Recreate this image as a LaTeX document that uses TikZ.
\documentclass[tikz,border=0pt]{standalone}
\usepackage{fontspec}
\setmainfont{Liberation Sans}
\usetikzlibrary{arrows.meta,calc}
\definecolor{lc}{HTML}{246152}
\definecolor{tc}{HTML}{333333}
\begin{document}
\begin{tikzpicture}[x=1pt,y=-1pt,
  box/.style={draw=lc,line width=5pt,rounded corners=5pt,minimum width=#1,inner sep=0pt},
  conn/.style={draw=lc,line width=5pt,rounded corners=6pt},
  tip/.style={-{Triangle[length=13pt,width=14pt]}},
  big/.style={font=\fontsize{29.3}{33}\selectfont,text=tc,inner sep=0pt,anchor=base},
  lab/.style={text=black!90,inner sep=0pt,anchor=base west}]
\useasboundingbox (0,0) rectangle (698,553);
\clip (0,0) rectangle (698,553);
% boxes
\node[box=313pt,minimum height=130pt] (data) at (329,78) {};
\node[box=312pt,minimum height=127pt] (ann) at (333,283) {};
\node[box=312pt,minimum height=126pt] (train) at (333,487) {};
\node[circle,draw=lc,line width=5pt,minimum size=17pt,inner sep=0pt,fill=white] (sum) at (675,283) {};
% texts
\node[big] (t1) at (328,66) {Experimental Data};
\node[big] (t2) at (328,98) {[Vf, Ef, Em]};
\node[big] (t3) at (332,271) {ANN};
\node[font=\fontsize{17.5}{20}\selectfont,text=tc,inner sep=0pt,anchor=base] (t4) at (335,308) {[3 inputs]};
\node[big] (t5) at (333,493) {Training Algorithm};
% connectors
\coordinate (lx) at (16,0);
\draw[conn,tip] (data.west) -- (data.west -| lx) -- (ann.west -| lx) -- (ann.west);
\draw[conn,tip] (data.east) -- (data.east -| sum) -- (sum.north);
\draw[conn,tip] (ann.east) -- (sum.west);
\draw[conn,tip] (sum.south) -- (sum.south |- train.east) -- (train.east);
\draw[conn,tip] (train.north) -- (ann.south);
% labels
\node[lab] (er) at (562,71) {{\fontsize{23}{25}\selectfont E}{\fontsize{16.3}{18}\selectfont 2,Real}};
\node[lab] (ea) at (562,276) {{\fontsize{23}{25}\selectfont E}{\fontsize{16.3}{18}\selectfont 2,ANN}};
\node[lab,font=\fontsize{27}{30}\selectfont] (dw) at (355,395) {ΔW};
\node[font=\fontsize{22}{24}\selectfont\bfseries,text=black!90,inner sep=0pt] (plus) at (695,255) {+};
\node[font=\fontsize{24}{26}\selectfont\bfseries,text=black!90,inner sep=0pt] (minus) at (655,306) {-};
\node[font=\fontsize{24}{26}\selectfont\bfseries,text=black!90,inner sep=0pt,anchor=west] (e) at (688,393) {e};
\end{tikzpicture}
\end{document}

+++

▸ **What is being asked**:
Copy out all of the data exactly, leaving nothing out.

▸ **Result of this exercise**:
Recreate this image as a LaTeX document that uses TikZ.
\documentclass[tikz,border=0pt]{standalone}
\usepackage{fontspec}
\setmainfont{Liberation Sans}
\usetikzlibrary{arrows.meta,calc}
\definecolor{lc}{HTML}{246152}
\definecolor{tc}{HTML}{333333}
\begin{document}
\begin{tikzpicture}[x=1pt,y=-1pt,
  box/.style={draw=lc,line width=5pt,rounded corners=5pt,minimum width=#1,inner sep=0pt},
  conn/.style={draw=lc,line width=5pt,rounded corners=6pt},
  tip/.style={-{Triangle[length=13pt,width=14pt]}},
  big/.style={font=\fontsize{29.3}{33}\selectfont,text=tc,inner sep=0pt,anchor=base},
  lab/.style={text=black!90,inner sep=0pt,anchor=base west}]
\useasboundingbox (0,0) rectangle (698,553);
\clip (0,0) rectangle (698,553);
% boxes
\node[box=313pt,minimum height=130pt] (data) at (329,78) {};
\node[box=312pt,minimum height=127pt] (ann) at (333,283) {};
\node[box=312pt,minimum height=126pt] (train) at (333,487) {};
\node[circle,draw=lc,line width=5pt,minimum size=17pt,inner sep=0pt,fill=white] (sum) at (675,283) {};
% texts
\node[big] (t1) at (328,66) {Experimental Data};
\node[big] (t2) at (328,98) {[Vf, Ef, Em]};
\node[big] (t3) at (332,271) {ANN};
\node[font=\fontsize{17.5}{20}\selectfont,text=tc,inner sep=0pt,anchor=base] (t4) at (335,308) {[3 inputs]};
\node[big] (t5) at (333,493) {Training Algorithm};
% connectors
\coordinate (lx) at (16,0);
\draw[conn,tip] (data.west) -- (data.west -| lx) -- (ann.west -| lx) -- (ann.west);
\draw[conn,tip] (data.east) -- (data.east -| sum) -- (sum.north);
\draw[conn,tip] (ann.east) -- (sum.west);
\draw[conn,tip] (sum.south) -- (sum.south |- train.east) -- (train.east);
\draw[conn,tip] (train.north) -- (ann.south);
% labels
\node[lab] (er) at (562,71) {{\fontsize{23}{25}\selectfont E}{\fontsize{16.3}{18}\selectfont 2,Real}};
\node[lab] (ea) at (562,276) {{\fontsize{23}{25}\selectfont E}{\fontsize{16.3}{18}\selectfont 2,ANN}};
\node[lab,font=\fontsize{27}{30}\selectfont] (dw) at (355,395) {ΔW};
\node[font=\fontsize{22}{24}\selectfont\bfseries,text=black!90,inner sep=0pt] (plus) at (695,255) {+};
\node[font=\fontsize{24}{26}\selectfont\bfseries,text=black!90,inner sep=0pt] (minus) at (655,306) {-};
\node[font=\fontsize{24}{26}\selectfont\bfseries,text=black!90,inner sep=0pt,anchor=west] (e) at (688,393) {e};
\end{tikzpicture}
\end{document}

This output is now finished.